Sólo el diablo podría hacerlo. Diablo en sentido bíblico, bíblico en sentido interpretado, donde no es tanto el mal absoluto o evocación divina tanto como las decisiones erradas de los hombres; ¿por qué en la edad media se considera el mar como reino de Satán? Porque quien se perdía en el mar, en lo sublime, en las grandes pasiones, tendía a dejarse arrebatar por el mal. O por la muerte. El diablo es tanto quien está detrás de las olas, quien entonces es la naturaleza (The Deep Blue Sea) como quien tienta al hombre para volver a tierra, a la cultura, a la racionalidad (The Devil). Dos elementos, la misma representación, ninguna confusión: en el trabajo de Marlon Dean Clift el diablo es aquello que nos arrastra lejos del amor, de nuestro deseo auténtico, en favor de una forma espuria de autoconvicción; como en Ottway’s Despair, la tristeza de aquello que ha cobrado forma en el mar (la música) se distorsiona a través de la razón (la letra).

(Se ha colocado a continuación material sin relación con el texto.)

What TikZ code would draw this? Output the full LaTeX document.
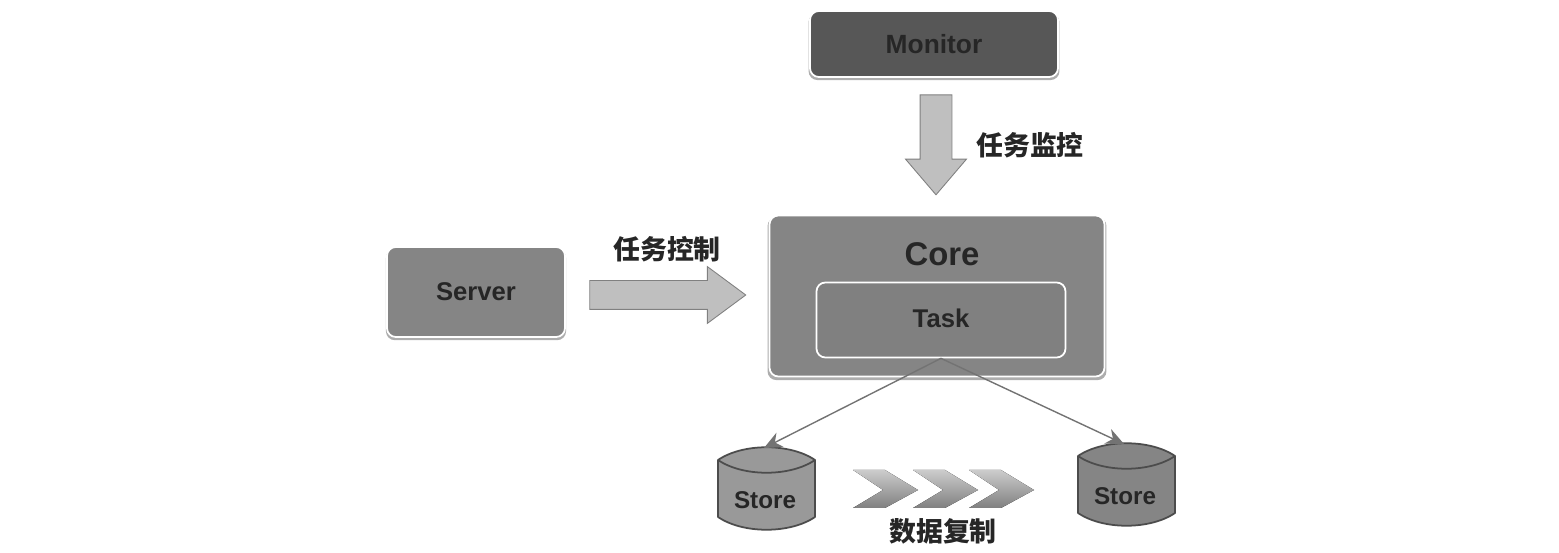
\documentclass[tikz,border=0pt]{standalone}
\usepackage{fontspec}
\setmainfont{Liberation Sans}
\newfontfamily\cjk{Noto Sans CJK SC}
\usetikzlibrary{shapes.arrows,shadows,arrows.meta}
\tikzset{
  boxnode/.style={rectangle,rounded corners=5pt,draw=white,line width=1pt,inner sep=0pt,
    drop shadow={shadow xshift=0pt,shadow yshift=-1.5pt,shadow scale=1.012,fill=black!32,opacity=1}},
  bigarrow/.style={single arrow,inner sep=0pt,fill=black!25,draw=black!50,line width=.5pt,
    single arrow head indent=0pt,text depth=0pt},
  latin/.style={font=\bfseries\fontsize{#1}{#1}\selectfont,text=black!85},
  hanzi/.style={font=\cjk\bfseries\fontsize{15.3}{16}\selectfont,text=black!85},
  line/.style={draw=black!55,line width=.8pt,-{Stealth[length=3.6mm,width=3.2mm]}}
}
\begin{document}
\begin{tikzpicture}[x=0.02cm,y=-0.02cm]
\useasboundingbox (0,0) rectangle (1559,553);
\node[boxnode,fill=black!66,minimum width=4.96cm,minimum height=1.32cm,latin=15] (monitor) at (934,44) {Monitor};
\node[boxnode,fill=black!48,minimum width=3.56cm,minimum height=1.8cm,latin=14.6] (server) at (476,292) {Server};
\node[boxnode,fill=black!48,minimum width=6.7cm,minimum height=3.22cm] (core) at (937,296) {};
\node[latin=18.7] (corelabel) at (942,254) {Core};
\node[rectangle,rounded corners=5pt,draw=white,line width=1pt,inner sep=0pt,fill=black!50,
  minimum width=4.98cm,minimum height=1.5cm,text depth=2.5pt,latin=14.6] (task) at (941,320) {Task};
\node[bigarrow,text height=.56cm,minimum height=3.12cm,single arrow head extend=.28cm,single arrow tip angle=73] (ctrlarrow) at (658,295) {};
\node[bigarrow,rotate=-90,text height=.62cm,minimum height=2cm,single arrow head extend=.29cm,single arrow tip angle=81] (monarrow) at (936,135.5) {};
\node[hanzi] (ctrllabel) at (667,249) {任务控制};
\node[hanzi] (monlabel) at (1030,145) {任务监控};
\node[hanzi] (copylabel) at (943,531) {数据复制};
% two stores, top left corner of each
\foreach \n/\x/\y/\c in {1/718/447/40, 2/1078/443/48}
{
  \begin{scope}[shift={(\x,\y)}]
    \draw[fill=black!\c,draw=black!70,line width=1pt,line join=round]
      (0,13) .. controls (25,-4) and (72,-4) .. (97,13) -- (97,70)
      .. controls (72,87) and (25,87) .. (0,70) -- cycle;
    \draw[draw=black!70,line width=1pt] (0,13) .. controls (25,30) and (72,30) .. (97,13);
    \node[latin=13.8] (store\n) at (47,53) {Store};
    \coordinate (storetop\n) at (46,1);
  \end{scope}
}
\draw[line] (task.south) -- (storetop1);
\draw[line] (task.south) -- (storetop2);
% chevrons between the stores
\foreach \x in {853, 913, 969}
  \fill[top color=black!20,bottom color=black!50]
    (\x,470) -- (\x+32,470) -- (\x+65,490) -- (\x+32,508) -- (\x,508) -- (\x+30,490) -- cycle;
\end{tikzpicture}
\end{document}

Aquí está el corazón de la obra. Renunciar a las letras, salvo contadas excepciones, tiene una lógica instrumental incontestable para su arte: defender la música como medio legítima para expresar conocimiento, aunque sea de sentimientos, pero también para crear la dicotomía que defiende desde su título: se arroga en el mar, que hace ruido; renuncia al diablo, que convence con sus palabras. Eso lo convierte en un trabajo brillante.
Nadie puede renunciar al mar. En la imposibilidad de tal renuncia, es lógico que busquemos el modo de transmitir aquello que tenemos o se nos muestra esquivo; toda historia es una historia de amor, como toda historia de amor es una historia de fantasmas. No puede ser de otra forma. El amor se nos muestra a través del arte como lo que es, no con un explícito «oh, nena, cuanto te amo» del artista mediocre, sino mostrándolo a través del perfecto hilvanar una metáfora de aquello recobrado o nunca perdido; porque el amor, nunca es perdido. ¿Y qué ocurre cuando la metáfora no llega al otro, por interesado, imbécil o sordo? Que sólo queda la súplica, como To Wither, apelando al diablo para intentar hacer conectar al otro con lo que es, todavía, propio del mar.